Medio siglo atrás, un 5 de junio, Robert Francis Kennedy recibió el mortal impacto de un proyectil que conmovió a la opinión pública venezolana, quizá un poco más que el fatal desenlace de John Fitzgerald. Otro balazo ya se había llevado por el medio a Martin Luther King, el inmenso apóstol de los derechos civiles.
Hacia 1965, Bobby Kennedy visitó Caracas, cumpliendo con una agenda que, originalmente de tres días, se redujo a uno y medio. Todavía no tocaba Maiquetía, cuando esa fenomenal izquierda de nuestros tormentos, derrotada pero pertinaz, alborotaba los liceos y las universidades para protestarlo, con el empleo de una violencia a la que no llega ni llegará el sector actual de la oposición, recurrentemente tildado de radical por muy pacífico que sea.
Ni de vaina, el líder estadounidense podía pisar la UCV, pero no hizo mella alguna porque – raro en un visitador tan famoso – no sólo se reunió con la prensa y la dirigencia estudiantil, sindical y partidista, estrechando la mano del presidente Leoni, sino que, antes de irse, se apersonó en una barriada popular de la ciudad capital: Lídice. Fue una visita impactante y mostró la otra cara de una época tan convulsionada, siendo paciente – incluso – al responder las preguntas más adversas.

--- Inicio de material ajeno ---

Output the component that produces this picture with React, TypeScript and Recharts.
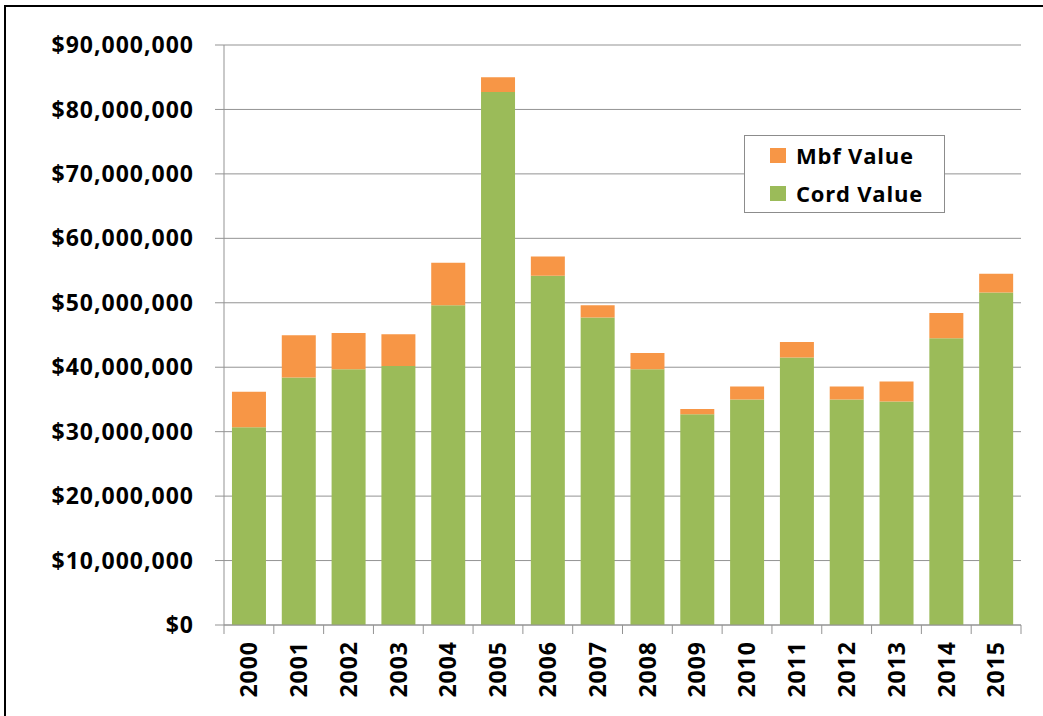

Distintas biografías, añadidos los documentos desclasificados, revelan cuán importante fue el después senador Kennedy para que su presidencial hermano pudiese sortear la peor crisis vivida por entonces: la de los cohetes instalados subrepticiamente en la Cuba que no dudaría en emplearlos. Por muy demócrata liberal que fuese, quizá no hubiese solventado tan agudos problemas, como el de la guerra de Vietnam y el racismo que reflota con todo y que Obama durmió por dos períodos en la Casa Blanca, pero hubiese tenido mejor desempeño que el marido de la Monroe o de la Mansfield que, por cierto, también anduvo por estos lares, cuando a Venezuela la visitaban grandes y pequeñas figuras que ahora no la atreven.
Probablemente, Bobby no hubiese amanecido en Pekín, como lo hizo Nixon con el favor de Kissinger, pero hubiese contado América Latina con un interlocutor que la conocía. ¿Qué de cosas, no? Martin Luther y Robert Francis, apenas recordados en este lado del mundo, mientras el protestatario Bob Dylan goza de un Nobel que, jugoso, obliga a sus empresas a cerrar los videos que pueda en las redes sociales para asegurar la rentabilidad de un nombre.